== Data block ==

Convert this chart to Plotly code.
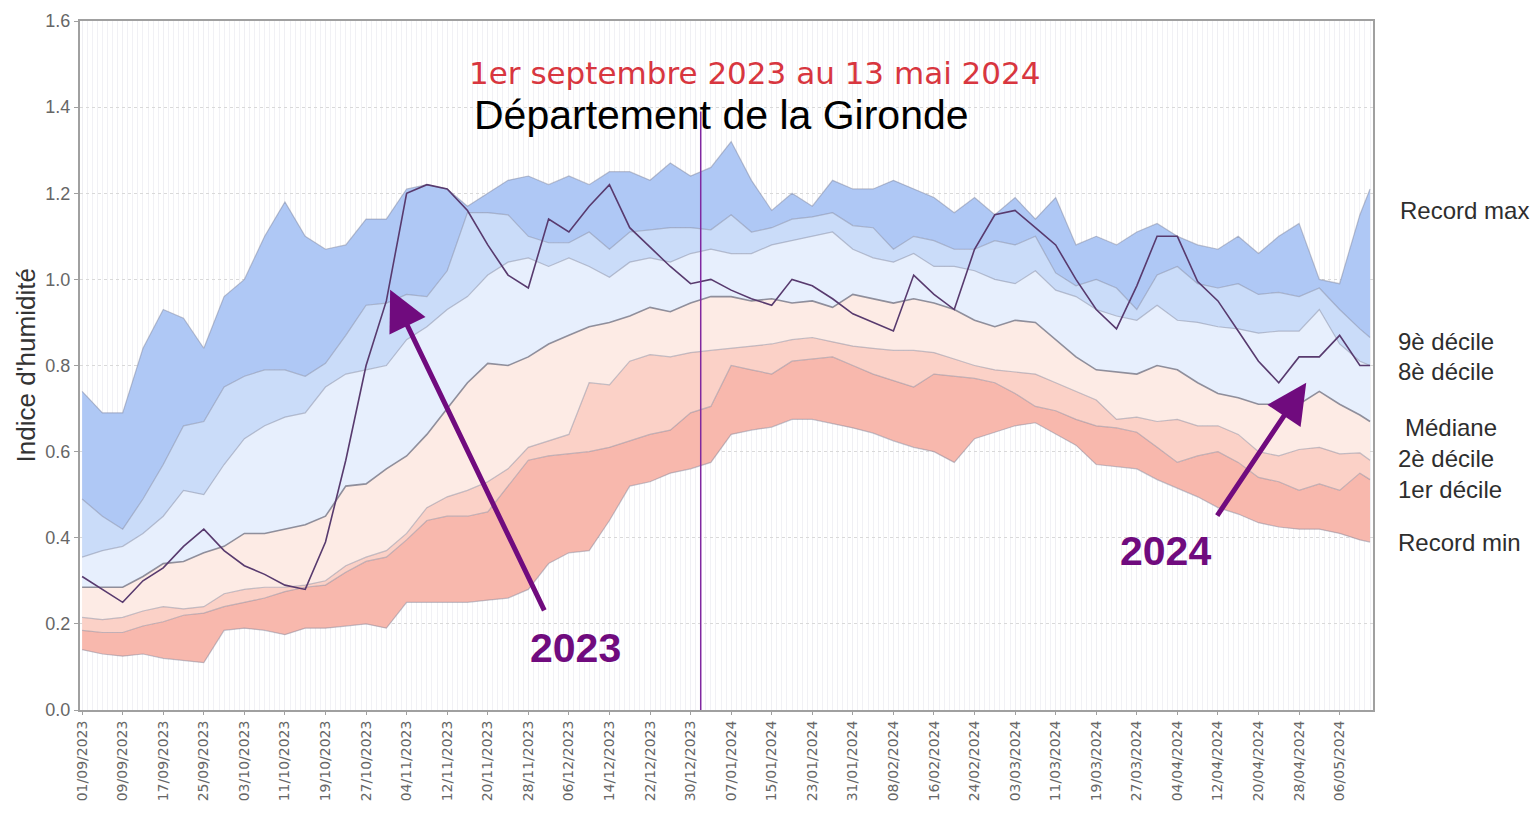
import pandas as pd
import plotly.graph_objects as go

# ---- data (sampled every 4 days from 01/09/2023, last point 12/05/2024) ----
dates = list(pd.date_range("2023-09-01", periods=64, freq="4D")) + [pd.Timestamp("2024-05-12")]
tick_dates = list(pd.date_range("2023-09-01", "2024-05-06", freq="8D"))

record_min = [0.14, 0.13, 0.125, 0.13, 0.12, 0.115, 0.11, 0.185, 0.19, 0.185, 0.175, 0.19, 0.19, 0.195, 0.20, 0.19,
              0.25, 0.25, 0.25, 0.25, 0.255, 0.26, 0.28, 0.34, 0.365, 0.37, 0.44, 0.52, 0.53, 0.55, 0.56, 0.575,
              0.64, 0.65, 0.657, 0.675, 0.675, 0.665, 0.655, 0.643, 0.625, 0.61, 0.60, 0.575, 0.63, 0.645, 0.66, 0.667,
              0.64, 0.615, 0.57, 0.565, 0.56, 0.535, 0.515, 0.495, 0.47, 0.455, 0.435, 0.425, 0.42, 0.42, 0.41, 0.395, 0.39]
decile_1 = [0.185, 0.18, 0.18, 0.195, 0.205, 0.22, 0.225, 0.24, 0.25, 0.26, 0.275, 0.285, 0.29, 0.32, 0.345, 0.355,
            0.395, 0.44, 0.45, 0.45, 0.46, 0.52, 0.58, 0.59, 0.595, 0.60, 0.61, 0.625, 0.64, 0.65, 0.69, 0.705,
            0.80, 0.79, 0.78, 0.81, 0.815, 0.82, 0.80, 0.78, 0.765, 0.75, 0.78, 0.775, 0.77, 0.76, 0.735, 0.705,
            0.695, 0.675, 0.66, 0.655, 0.645, 0.61, 0.575, 0.59, 0.60, 0.575, 0.54, 0.53, 0.51, 0.525, 0.51, 0.55, 0.535]
decile_2 = [0.215, 0.21, 0.215, 0.23, 0.24, 0.235, 0.24, 0.27, 0.28, 0.285, 0.285, 0.29, 0.30, 0.335, 0.355, 0.37,
            0.41, 0.47, 0.495, 0.51, 0.53, 0.56, 0.61, 0.625, 0.64, 0.76, 0.755, 0.81, 0.825, 0.82, 0.83, 0.835,
            0.84, 0.845, 0.85, 0.86, 0.865, 0.855, 0.845, 0.84, 0.835, 0.835, 0.83, 0.815, 0.80, 0.79, 0.785, 0.78,
            0.76, 0.74, 0.72, 0.675, 0.68, 0.67, 0.675, 0.66, 0.66, 0.64, 0.60, 0.59, 0.605, 0.61, 0.595, 0.597, 0.58]
median = [0.285, 0.285, 0.285, 0.31, 0.34, 0.345, 0.365, 0.38, 0.41, 0.41, 0.42, 0.43, 0.45, 0.52, 0.525, 0.56,
          0.59, 0.64, 0.70, 0.76, 0.805, 0.80, 0.82, 0.85, 0.87, 0.89, 0.90, 0.915, 0.935, 0.925, 0.945, 0.96,
          0.96, 0.95, 0.955, 0.945, 0.95, 0.935, 0.965, 0.955, 0.945, 0.955, 0.945, 0.93, 0.905, 0.89, 0.905, 0.90,
          0.86, 0.82, 0.79, 0.785, 0.78, 0.80, 0.79, 0.76, 0.735, 0.725, 0.71, 0.71, 0.71, 0.74, 0.71, 0.685, 0.67]
decile_8 = [0.355, 0.37, 0.38, 0.41, 0.45, 0.51, 0.50, 0.57, 0.63, 0.66, 0.68, 0.69, 0.75, 0.78, 0.79, 0.80,
            0.86, 0.89, 0.93, 0.96, 1.01, 1.04, 1.05, 1.03, 1.05, 1.03, 1.005, 1.04, 1.05, 1.04, 1.06, 1.07,
            1.06, 1.06, 1.08, 1.09, 1.10, 1.11, 1.07, 1.05, 1.04, 1.06, 1.03, 1.03, 1.02, 1.00, 0.99, 1.02,
            0.975, 0.96, 0.93, 0.915, 0.905, 0.94, 0.905, 0.90, 0.89, 0.885, 0.875, 0.88, 0.88, 0.93, 0.85, 0.81, 0.80]
decile_9 = [0.49, 0.45, 0.42, 0.49, 0.57, 0.66, 0.67, 0.75, 0.775, 0.79, 0.79, 0.775, 0.805, 0.87, 0.94, 0.945,
            0.965, 0.96, 1.02, 1.155, 1.155, 1.15, 1.10, 1.085, 1.085, 1.11, 1.07, 1.11, 1.115, 1.12, 1.12, 1.115,
            1.15, 1.11, 1.12, 1.14, 1.145, 1.155, 1.125, 1.12, 1.07, 1.10, 1.09, 1.07, 1.07, 1.09, 1.08, 1.10,
            1.015, 0.985, 1.00, 0.98, 0.93, 1.01, 1.03, 0.99, 0.98, 0.99, 0.965, 0.97, 0.96, 0.98, 0.93, 0.885, 0.865]
record_max = [0.74, 0.69, 0.69, 0.84, 0.93, 0.91, 0.84, 0.96, 1.00, 1.10, 1.18, 1.10, 1.07, 1.08, 1.14, 1.14,
              1.21, 1.22, 1.21, 1.17, 1.20, 1.23, 1.24, 1.22, 1.24, 1.22, 1.25, 1.25, 1.23, 1.27, 1.24, 1.26,
              1.32, 1.23, 1.16, 1.20, 1.17, 1.23, 1.21, 1.21, 1.23, 1.21, 1.19, 1.155, 1.19, 1.15, 1.19, 1.14,
              1.19, 1.08, 1.10, 1.08, 1.11, 1.13, 1.10, 1.08, 1.07, 1.10, 1.06, 1.10, 1.13, 1.00, 0.99, 1.15, 1.21]
season_2023_2024 = [0.31, 0.28, 0.25, 0.30, 0.33, 0.38, 0.42, 0.37, 0.335, 0.315, 0.29, 0.28, 0.39, 0.58, 0.80, 0.95,
                    1.20, 1.22, 1.21, 1.16, 1.08, 1.01, 0.98, 1.14, 1.11, 1.17, 1.22, 1.12, 1.075, 1.03, 0.99, 1.0,
                    0.975, 0.955, 0.94, 1.0, 0.985, 0.955, 0.92, 0.90, 0.88, 1.01, 0.965, 0.93, 1.07, 1.15, 1.16, 1.12,
                    1.08, 1.00, 0.93, 0.885, 0.985, 1.10, 1.10, 0.995, 0.95, 0.88, 0.81, 0.76, 0.82, 0.82, 0.87, 0.80, 0.80]

band_labels = ["Record max", "9è décile", "8è décile", "Médiane", "2è décile", "1er décile", "Record min"]
label_levels = [1.159, 0.855, 0.785, 0.655, 0.585, 0.511, 0.388]
label_x = [1.0193, 1.0178, 1.0178, 1.0232, 1.0178, 1.0178, 1.0178]

# ---- style ----
FONT = "Liberation Sans"
edge = "rgba(125,128,150,0.45)"
bands = [
    (decile_1, "#f8b8ad", edge, 1.2),
    (decile_2, "#fbd1c7", edge, 1.2),
    (median, "#fdebe5", "rgba(110,110,125,0.75)", 1.6),
    (decile_8, "#e7effd", edge, 1.2),
    (decile_9, "#cadcf9", edge, 1.2),
    (record_max, "#afc8f5", edge, 1.2),
]
purple = "#700b7e"

fig = go.Figure()
fig.add_trace(go.Scatter(x=dates, y=record_min, mode="lines", line=dict(color=edge, width=1.2),
                         hoverinfo="skip", showlegend=False))
for series, fcol, lcol, lw in bands:
    fig.add_trace(go.Scatter(x=dates, y=series, mode="lines", fill="tonexty", fillcolor=fcol,
                             line=dict(color=lcol, width=lw), hoverinfo="skip", showlegend=False))
fig.add_trace(go.Scatter(x=dates, y=season_2023_2024, mode="lines",
                         line=dict(color="rgb(88,58,110)", width=1.6), showlegend=False))

fig.add_shape(type="line", xref="x", yref="y", x0="2024-01-01", x1="2024-01-01", y0=0, y1=1.39,
              line=dict(color="rgb(128,40,160)", width=1.5))

ann = []
ann.append(dict(text="1er septembre 2023 au 13 mai 2024", xref="paper", yref="y", x=0.522, y=1.48,
                showarrow=False, font=dict(family="DejaVu Sans", size=31, color="#d8363f")))
ann.append(dict(text="Département de la Gironde", xref="paper", yref="y", x=0.4965, y=1.382,
                showarrow=False, font=dict(family=FONT, size=41, color="#000000")))
ann.append(dict(text="Indice d'humidité", xref="paper", yref="y", x=-0.0418, y=0.80, textangle=-90,
                xanchor="center", yanchor="middle",
                showarrow=False, font=dict(family=FONT, size=26, color="#333333")))
for t, lv, lx in zip(band_labels, label_levels, label_x):
    ann.append(dict(text=t, xref="paper", yref="y", x=lx, y=lv, xanchor="left", showarrow=False,
                    font=dict(family=FONT, size=24, color="#2e2e2e")))
# arrows + year labels
ann.append(dict(text="", x="2023-10-31 18:00", y=0.976, ax="2023-12-01 07:00", ay=0.228,
                xref="x", yref="y", axref="x", ayref="y", showarrow=True, arrowhead=2,
                arrowsize=1.6, arrowwidth=5, arrowcolor=purple, standoff=0))
ann.append(dict(text="", x="2024-04-29 10:00", y=0.76, ax="2024-04-11 16:00", ay=0.448,
                xref="x", yref="y", axref="x", ayref="y", showarrow=True, arrowhead=2,
                arrowsize=1.6, arrowwidth=5, arrowcolor=purple, standoff=0))
ann.append(dict(text="<b>2023</b>", x="2023-12-07 06:00", y=0.144, xref="x", yref="y", showarrow=False,
                font=dict(family=FONT, size=41, color=purple)))
ann.append(dict(text="<b>2024</b>", x="2024-04-01 14:00", y=0.369, xref="x", yref="y", showarrow=False,
                font=dict(family=FONT, size=41, color=purple)))

fig.update_layout(
    width=1522, height=797,
    margin=dict(l=72, r=157, t=13, b=95, autoexpand=False),
    paper_bgcolor="white", plot_bgcolor="white",
    font=dict(family=FONT, color="#555555"),
    showlegend=False,
    annotations=ann,
    xaxis=dict(
        automargin=False,
        range=["2023-08-31 14:00", "2024-05-12 14:00"],
        tickvals=tick_dates, tickformat="%d/%m/%Y", tickangle=-90,
        tickfont=dict(family="DejaVu Sans", size=14, color="#666666"),
        showgrid=True, gridcolor="#efeff3", gridwidth=1,
        minor=dict(dtick=86400000, showgrid=True, gridcolor="#f1f1f5", gridwidth=1),
        showline=True, linecolor="#a0a0a0", linewidth=2, mirror=True,
        ticks="outside", ticklen=3, tickcolor="#a0a0a0", zeroline=False,
    ),
    yaxis=dict(
        automargin=False,
        range=[0, 1.6], tickvals=[0, 0.2, 0.4, 0.6, 0.8, 1.0, 1.2, 1.4, 1.6], tickformat=".1f",
        tickfont=dict(family=FONT, size=18, color="#666666"),
        showgrid=True, gridcolor="#d9d9d9", griddash="dot", gridwidth=1,
        showline=True, linecolor="#a0a0a0", linewidth=2, mirror=True,
        ticks="outside", ticklen=4, tickcolor="#a0a0a0", zeroline=False,
    ),
)

fig.write_html("out.html")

===

### Requirements
Skip the pictures, please, and transcribe only the lines from the beginning of the material through the one that contains "import plotly.graph_objects as go".

### Full solution
Convert this chart to Plotly code.
import pandas as pd
import plotly.graph_objects as go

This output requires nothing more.